Solar assisted absorption cooling cycles for reduction of global warming: A multi-objective optimization approach

This work addresses the use of absorption cycles combined with solar energy for reducing the green house gas (GHG) emissions in the cooling sector. The problem of satisfying a given cooling demand at minimum cost and environmental impact is formulated as a bi-criterion non-linear optimization problem that seeks to minimize the total cost of the cooling application and its contribution to global warming. The latter metric, which is assessed following the principles of life cycle assessment (LCA), accounts for the impact caused during the construction and operation of the system. The concept of Pareto optimality is employed to discuss different alternatives for reducing the contribution to global warming that differ in their economic and environmental performance. We also analyze the effect of taxes on CO2 on the economic and environmental performance of the system.
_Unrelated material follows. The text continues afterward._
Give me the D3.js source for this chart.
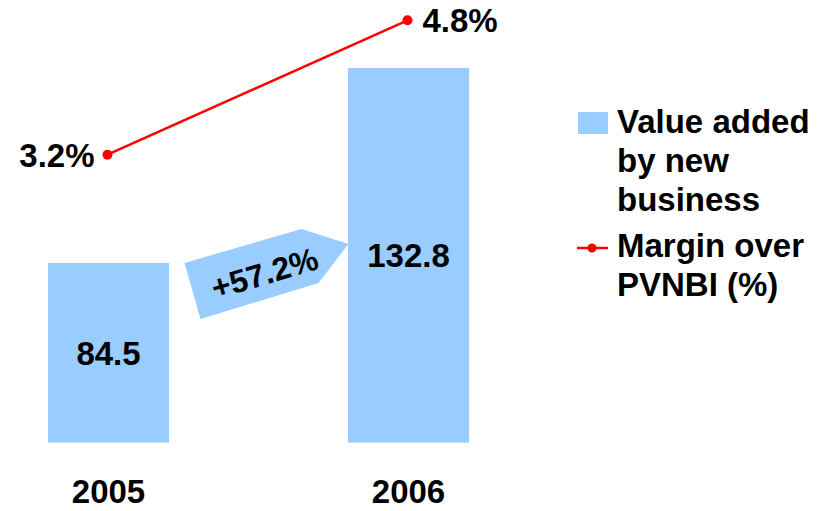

The capabilities of the proposed approach are illustrated through a case study that addresses the design of a solar assisted ammonia-water single effect absorption cooling system with 100 kW of cooling capacity considering Barcelona weather conditions. We show that reducing the contribution to global warming considering the current energy prices and taxes on carbon dioxide emissions is technically viable but economically not appealing. We also discuss the conditions under which reducing the CO2 emissions could become economically attractive.

► Multi-objective nonlinear programming (NLP) focussing on global warming potential. ► Simultaneous minimization of economic and environmental performance. ► Assessment of the impact of taxes on GHG emissions on optimal cycle configuration. ► Evaluation of the impact of the fuel cost on the performance of the integrated system.